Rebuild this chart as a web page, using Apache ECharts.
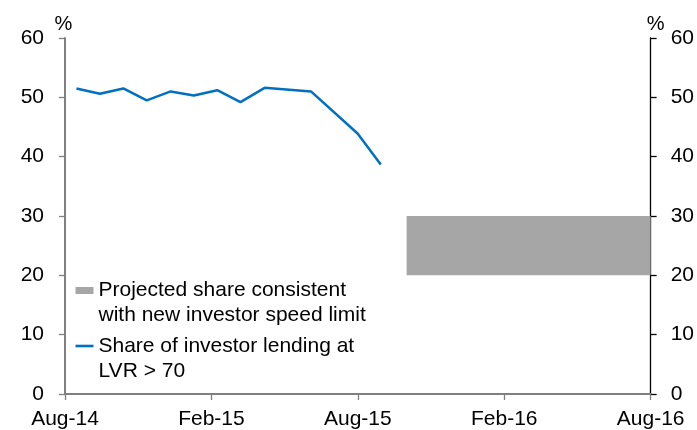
<!DOCTYPE html>
<html>
<head>
<meta charset="utf-8">
<script src="https://cdn.jsdelivr.net/npm/echarts@6/dist/echarts.min.js"></script>
<style>
  html, body { margin: 0; padding: 0; background: #fff; }
  #chart { width: 697px; height: 430px; }
</style>
</head>
<body>
<div id="chart"></div>
<script>
const tickLabels = ['Aug-14', 'Feb-15', 'Aug-15', 'Feb-16', 'Aug-16']
const yTicks = [0, 10, 20, 30, 40, 50, 60]
// observation position, in months after Aug-14
const lendingMonths = [0.47, 1.43, 2.39, 3.35, 4.33, 5.28, 6.24, 7.19, 8.18, 10.08, 11.99, 12.94]
const lendingShare = [51.5, 50.6, 51.5, 49.5, 51.0, 50.3, 51.2, 49.2, 51.6, 51.0, 43.9, 38.7]
// projection band: Oct-15 to Aug-16, 20 to 30 per cent
const projectedMonths = [14, 24]
const projectedShare = [20, 30]
const seriesNames = [
  'Projected share consistent\nwith new investor speed limit',
  'Share of investor lending at\nLVR > 70',
]

const FONT = "'Liberation Sans', Arial, sans-serif"
const GREY_AXIS = '#808080'

const chart = echarts.init(document.getElementById('chart'), null, { renderer: 'canvas' })

const yAxisBase = (side) => ({
  type: 'value',
  position: side,
  min: yTicks[0],
  max: yTicks[yTicks.length - 1],
  interval: 10,
  name: '%',
  nameLocation: 'end',
  nameGap: 4,
  nameTextStyle: { color: '#000', fontSize: 20, fontFamily: FONT, padding: side === 'right' ? [0, 0, 0, 10] : [0, 3, 0, 0] },
  axisLine: { show: true, lineStyle: { color: side === 'left' ? GREY_AXIS : '#000', width: side === 'left' ? 2 : 1.3 } },
  axisTick: { show: true, inside: false, length: 6, lineStyle: { color: side === 'left' ? GREY_AXIS : '#000', width: 1.3 } },
  axisLabel: { color: '#000', fontSize: 21, fontFamily: FONT, margin: side === 'left' ? 21 : 20 },
  splitLine: { show: false },
})

chart.setOption({
  animation: false,
  backgroundColor: '#fff',
  grid: { left: 65, right: 44, top: 38, bottom: 36 },
  legend: {
    orient: 'vertical',
    left: 75.5,
    top: 253,
    padding: 0,
    itemWidth: 18,
    itemHeight: 7,
    itemGap: -19.5,
    selectedMode: false,
    // blank first line keeps the icon level with the first line of text
    formatter: (name) => ' \n' + name,
    textStyle: { color: '#000', fontSize: 21, fontFamily: FONT, lineHeight: 25 },
    data: [
      { name: seriesNames[0], icon: 'rect' },
      { name: seriesNames[1], icon: 'path://M0,0L0,0M0,2.2L18,2.2L18,4.8L0,4.8ZM18,7L18,7' },
    ],
  },
  xAxis: {
    type: 'value',
    min: 0,
    max: 24,
    interval: 6,
    axisLine: { show: true, onZero: false, lineStyle: { color: GREY_AXIS, width: 2 } },
    axisTick: { show: true, inside: false, length: 6, lineStyle: { color: GREY_AXIS, width: 1.3 } },
    axisLabel: {
      color: '#000',
      fontSize: 21,
      fontFamily: FONT,
      margin: 15,
      formatter: (v) => tickLabels[Math.round(v / 6)] || '',
    },
    splitLine: { show: false },
  },
  yAxis: [yAxisBase('left'), yAxisBase('right')],
  series: [
    {
      name: seriesNames[0],
      type: 'custom',
      color: '#a6a6a6',
      encode: { x: [0, 1], y: [2, 3] },
      data: [[projectedMonths[0], projectedMonths[1], projectedShare[0], projectedShare[1]]],
      renderItem: (params, api) => {
        const topLeft = api.coord([api.value(0), api.value(3)])
        const bottomRight = api.coord([api.value(1), api.value(2)])
        return {
          type: 'rect',
          shape: {
            x: topLeft[0],
            y: topLeft[1],
            width: bottomRight[0] - topLeft[0],
            height: bottomRight[1] - topLeft[1],
          },
          style: { fill: '#a6a6a6' },
        }
      },
      z: 1,
    },
    {
      name: seriesNames[1],
      type: 'line',
      color: '#0070c0',
      symbol: 'none',
      lineStyle: { color: '#0070c0', width: 2.5 },
      data: lendingMonths.map((m, i) => [m, lendingShare[i]]),
      z: 3,
    },
  ],
})
</script>
</body>
</html>
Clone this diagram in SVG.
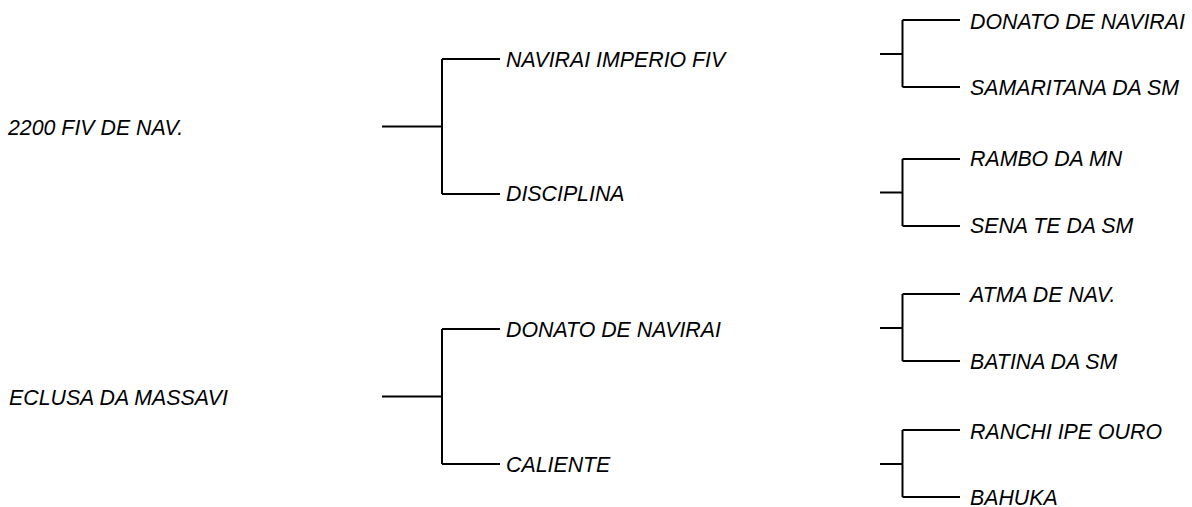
<svg xmlns="http://www.w3.org/2000/svg" width="1192" height="507" viewBox="0 0 1192 507">
<style>
.lbl{font-family:"Liberation Sans",Arial,sans-serif;font-style:italic;font-size:21.33px;fill:#000}
.ln{stroke:#000;stroke-width:2;fill:none}
</style>
<rect width="1192" height="507" fill="#fff"/>
<g id="connectors" class="ln">
<path d="M382,126.5H442M442,59V194M442,59H500M442,194H500"/>
<path d="M382,396.5H442M442,329V464M442,329H500M442,464H500"/>
<path d="M880,54H902.5M902.5,20V87M902.5,20H960M902.5,87H960"/>
<path d="M880,192.5H902.5M902.5,159V226M902.5,159H960M902.5,226H960"/>
<path d="M880,328H902.5M902.5,294V361M902.5,294H960M902.5,361H960"/>
<path d="M880,464H902.5M902.5,430V497M902.5,430H960M902.5,497H960"/>
</g>
<g id="n-root1"><text class="lbl" x="8" y="135">2200 FIV DE NAV.</text></g>
<g id="n-navirai-imperio"><text class="lbl" x="506" y="67">NAVIRAI IMPERIO FIV</text></g>
<g id="n-disciplina"><text class="lbl" x="506" y="201">DISCIPLINA</text></g>
<g id="n-donato1"><text class="lbl" x="970" y="29">DONATO DE NAVIRAI</text></g>
<g id="n-samaritana"><text class="lbl" x="970" y="95">SAMARITANA DA SM</text></g>
<g id="n-rambo"><text class="lbl" x="970" y="166">RAMBO DA MN</text></g>
<g id="n-sena"><text class="lbl" x="970" y="232.5">SENA TE DA SM</text></g>
<g id="n-root2"><text class="lbl" x="9" y="405">ECLUSA DA MASSAVI</text></g>
<g id="n-donato2"><text class="lbl" x="506" y="337">DONATO DE NAVIRAI</text></g>
<g id="n-caliente"><text class="lbl" x="506" y="471.5">CALIENTE</text></g>
<g id="n-atma"><text class="lbl" x="970" y="302">ATMA DE NAV.</text></g>
<g id="n-batina"><text class="lbl" x="970" y="368.5">BATINA DA SM</text></g>
<g id="n-ranchi"><text class="lbl" x="970" y="438.5">RANCHI IPE OURO</text></g>
<g id="n-bahuka"><text class="lbl" x="970" y="505">BAHUKA</text></g>
</svg>
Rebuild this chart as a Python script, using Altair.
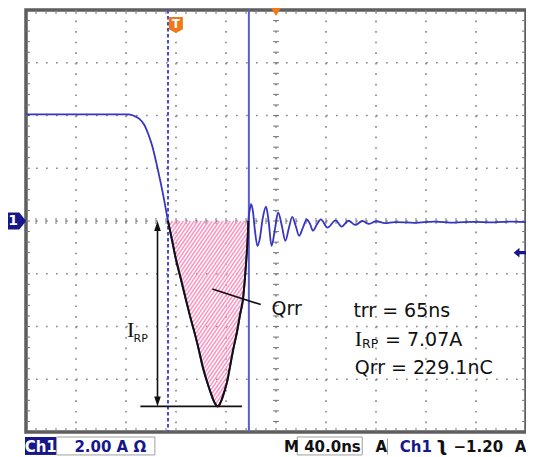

TASK PROMPT: Copy out every line of the listing that includes the string "using".

ANSWER TO THIS EXERCISE:
Rebuild this chart as a web page, using Apache ECharts.
Rebuild this chart as a Python script, using Altair.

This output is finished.